In other words, the White House aims at turning the U.S. military into an instrument more like that of Israel’s armed forces, or even those of Cuba’s—not politically, of course, but in terms of rigorous training aimed at making it a more effective fighting machine for imperialism.

After praising the military’s performance in the assault and occupation of Afghanistan and Iraq, Byrnes said, “The initiatives TRADOC is leading now will ensure that the lessons of war are well learned and that every disciplined soldier thinks of himself or herself as an infantryman first. It is the Warrior Ethos—the culture of disciplined initiative, teamwork, determination, sacrifice, and self-reliance—that guides our soldiers today and tomorrow.”

These initiatives include adding a six-week leadership course to the officers’ training. The course would come before the officers’ 8- to 14-week training in their specialties, such as intelligence, infantry, or logistics, and emphasize small-unit leadership skills, similar to those possessed by Special Operations forces.

“They are very agile, very adaptive,” Byrnes said of those elite soldiers. “They are intelligence collectors, they’re war fighters.
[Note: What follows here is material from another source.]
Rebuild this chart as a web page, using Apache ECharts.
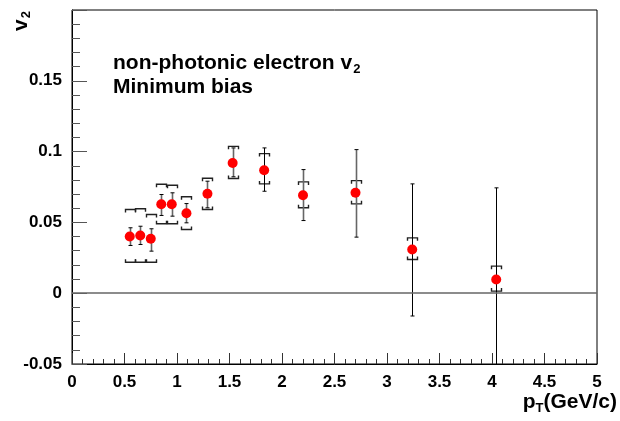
<!DOCTYPE html>
<html>
<head>
<meta charset="utf-8">
<script src="https://cdn.jsdelivr.net/npm/echarts@6/dist/echarts.min.js"></script>
<style>
  html, body { margin: 0; padding: 0; background: #fff; }
  #chart { width: 620px; height: 421px; }
</style>
</head>
<body>
<div id="chart"></div>
<script>
// pT bins and measured v2
const pt = [0.55, 0.65, 0.75, 0.85, 0.95, 1.09, 1.29, 1.53, 1.83, 2.2, 2.7, 3.24, 4.04];
const v2 = [0.0401, 0.0408, 0.0384, 0.0628, 0.0628, 0.0565, 0.0702, 0.0920, 0.0868, 0.0692, 0.0709, 0.0309, 0.0097];
// statistical error bar ends
const statHi = [0.0462, 0.0473, 0.0455, 0.0697, 0.0709, 0.0633, 0.0791, 0.1026, 0.1026, 0.0873, 0.1014, 0.0772, 0.0744];
const statLo = [0.0337, 0.0344, 0.0297, 0.0549, 0.0544, 0.0497, 0.0603, 0.0822, 0.0720, 0.0513, 0.0396, -0.0161, -0.055];
// systematic bracket ends
const sysHi = [0.0591, 0.0596, 0.0556, 0.0769, 0.0762, 0.0681, 0.0812, 0.1037, 0.0986, 0.0786, 0.0795, 0.0391, 0.0191];
const sysLo = [0.0219, 0.0219, 0.0219, 0.0490, 0.0490, 0.0450, 0.0591, 0.0810, 0.0772, 0.0603, 0.0631, 0.0238, 0.0015];

const xTicks = [0, 0.5, 1, 1.5, 2, 2.5, 3, 3.5, 4, 4.5, 5];

const font = 'Liberation Sans, Arial, Helvetica, sans-serif';
const darkBars = [8, 11, 12]; // bars drawn in black, others grey

const chart = echarts.init(document.getElementById('chart'));

function statItem(params, api) {
  const x = api.value(0);
  const top = api.coord([x, api.value(2)]);
  const bot = api.coord([x, api.value(1)]);
  const dark = darkBars.indexOf(params.dataIndex) >= 0;
  const style = { stroke: dark ? '#000' : '#666', lineWidth: dark ? 1 : 1.6 };
  const cx = Math.round(top[0]) + 0.5;
  return {
    type: 'group',
    children: [
      { type: 'line', shape: { x1: cx, y1: top[1], x2: cx, y2: bot[1] }, style },
      { type: 'line', shape: { x1: cx - 2, y1: top[1], x2: cx + 2, y2: top[1] }, style: { stroke: '#000', lineWidth: 1 } },
      { type: 'line', shape: { x1: cx - 2, y1: bot[1], x2: cx + 2, y2: bot[1] }, style: { stroke: '#000', lineWidth: 1 } }
    ]
  };
}

function sysItem(params, api) {
  const x = api.value(0);
  const top = api.coord([x, api.value(2)]);
  const bot = api.coord([x, api.value(1)]);
  const cx = Math.round(top[0]) + 0.5;
  const w = 5, h = 3;
  const style = { stroke: '#222', lineWidth: 1.4, fill: null };
  return {
    type: 'group',
    children: [
      { type: 'polyline', shape: { points: [[cx - w, top[1] + h], [cx - w, top[1]], [cx + w, top[1]], [cx + w, top[1] + h]] }, style },
      { type: 'polyline', shape: { points: [[cx - w, bot[1] - h], [cx - w, bot[1]], [cx + w, bot[1]], [cx + w, bot[1] - h]] }, style }
    ]
  };
}

const option = {
  animation: false,
  backgroundColor: '#fff',
  grid: {
    left: 72, top: 10, right: 23, bottom: 57,
    show: true, borderColor: '#000', borderWidth: 1
  },
  xAxis: {
    type: 'value',
    min: 0, max: 5, interval: 0.5,
    axisLine: { onZero: false, lineStyle: { color: '#000', width: 1 } },
    axisTick: { inside: true, length: 11, lineStyle: { color: '#333' } },
    minorTick: { show: true, splitNumber: 5, length: 5, lineStyle: { color: '#333' } },
    splitLine: { show: false },
    axisLabel: {
      margin: 10, color: '#000', fontFamily: font, fontWeight: 'bold', fontSize: 17,
      formatter: v => (xTicks.indexOf(+v.toFixed(2)) >= 0 ? String(+v.toFixed(2)) : '')
    }
  },
  yAxis: {
    type: 'value',
    min: -0.05, max: 0.2, interval: 0.05,
    axisLine: { onZero: false, lineStyle: { color: '#000', width: 1 } },
    axisTick: { inside: true, length: 15, lineStyle: { color: '#555' } },
    minorTick: { show: true, splitNumber: 5, length: 8, lineStyle: { color: '#555' } },
    splitLine: { show: false },
    axisLabel: {
      margin: 10, color: '#000', fontFamily: font, fontWeight: 'bold', fontSize: 17,
      formatter: v => (v > 0.19 ? '' : String(+v.toFixed(2)))
    }
  },
  graphic: [
    {
      type: 'text', left: 113, top: 53,
      style: {
        text: '{a|non-photonic electron v}{s|2}',
        rich: {
          a: { fontFamily: font, fontWeight: 'bold', fontSize: 21, fill: '#000' },
          s: { fontFamily: font, fontWeight: 'bold', fontSize: 13, fill: '#000', padding: [11, 0, 0, 1] }
        }
      }
    },
    {
      type: 'text', left: 113, top: 77,
      style: { text: 'Minimum bias', fontFamily: font, fontWeight: 'bold', fontSize: 21, fill: '#000' }
    },
    {
      type: 'text', x: 21, y: 11, rotation: Math.PI / 2,
      style: {
        text: '{a|v}{s|2}', align: 'right', verticalAlign: 'middle',
        rich: {
          a: { fontFamily: font, fontWeight: 'bold', fontSize: 21, fill: '#000' },
          s: { fontFamily: font, fontWeight: 'bold', fontSize: 13, fill: '#000', padding: [11, 0, 0, 1] }
        }
      }
    },
    {
      type: 'text', right: 3, top: 392,
      style: {
        text: '{a|p}{s|T}{a|(GeV/c)}',
        rich: {
          a: { fontFamily: font, fontWeight: 'bold', fontSize: 21, fill: '#000' },
          s: { fontFamily: font, fontWeight: 'bold', fontSize: 13, fill: '#000', padding: [12, 0, 0, 0] }
        }
      }
    }
  ],
  series: [
    {
      type: 'custom',
      clip: true,
      renderItem: sysItem,
      data: pt.map((x, i) => [x, sysLo[i], sysHi[i]]),
      z: 2
    },
    {
      type: 'custom',
      clip: true,
      renderItem: statItem,
      data: pt.map((x, i) => [x, statLo[i], statHi[i]]),
      z: 3
    },
    {
      type: 'scatter',
      symbol: 'circle',
      symbolSize: 10,
      itemStyle: { color: '#ff0000', opacity: 1 },
      data: pt.map((x, i) => [x, v2[i]]),
      z: 4,
      markLine: {
        silent: true,
        symbol: 'none',
        label: { show: false },
        lineStyle: { color: '#666', width: 1.5, type: 'solid' },
        data: [{ yAxis: 0 }]
      }
    }
  ]
};

chart.setOption(option);
</script>
</body>
</html>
How can we take some of that goodness and bring it into our regular force?”

Like Marine mechanics and supply clerks who pride themselves on their shooting skills and ability to defend themselves in battle, GIs will undergo similar instruction. “Thus, mechanics not only will be required to fix engines but to repair them at night after a long road march. And all Army personnel, not just front-line combat units, could be required to qualify on marksmanship twice a year instead of just once,” said an article in the September 8 Washington Post.